Working In These Times

Friday, Jan 8, 2010, 12:18 pm  ·  By Roger Bybee

What Fuels Overseas Sit-Down Strikes?

Former employees of U.S. car components firm Visteon on the rooftop of the factory shortly before ending their occupation at the Enfield plant in north London, on April 9, 2009, in compliance with a high court order. Visteon, which used to be a major supplier to Ford, sparked anger by announcing 560 job losses blaming massive losses.   (Photo by MAX NASH/AFP/Getty Images)

In sharp contrast to the brass-knuckled capitalism of the U.S., workers in Western Europe enjoy legal protections that corporations must follow before they close or relocate production.

Under the "WARN Act," which was a major leverage point for workers who occupied the Republic Windows and Doors factory in Chicago in December 2008., U.S. workers are merely owed 60 days advance notice of a factory closure.
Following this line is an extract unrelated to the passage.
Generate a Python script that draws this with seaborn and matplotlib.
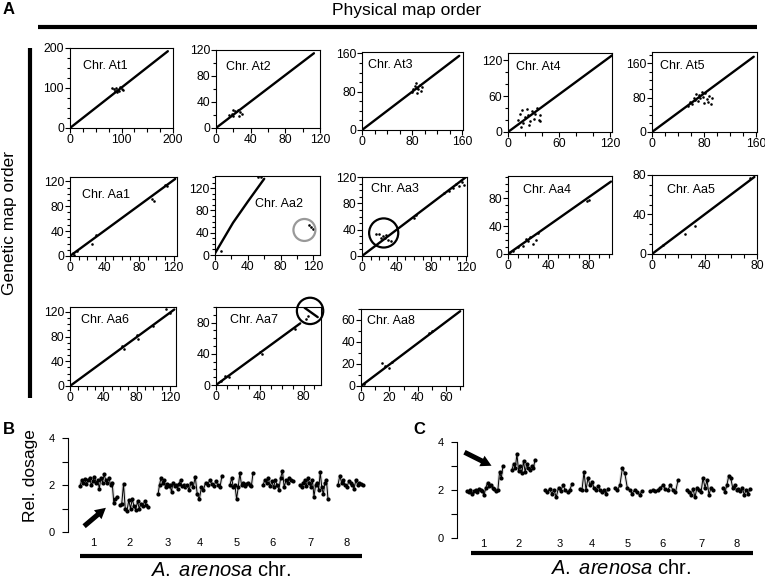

The lack of job protections has allowed employers to shift millions of jobs to the low-wage U.S. South, and increased corporate leverage to ratchet down union wages in the North.


Not only does U.S. law leave workers without a shield, it also deprives them of one of the most effective swords in stopping shutdowns: the occupation or sit-down strike. A vastly different situation prevails in Europe and elsewhere.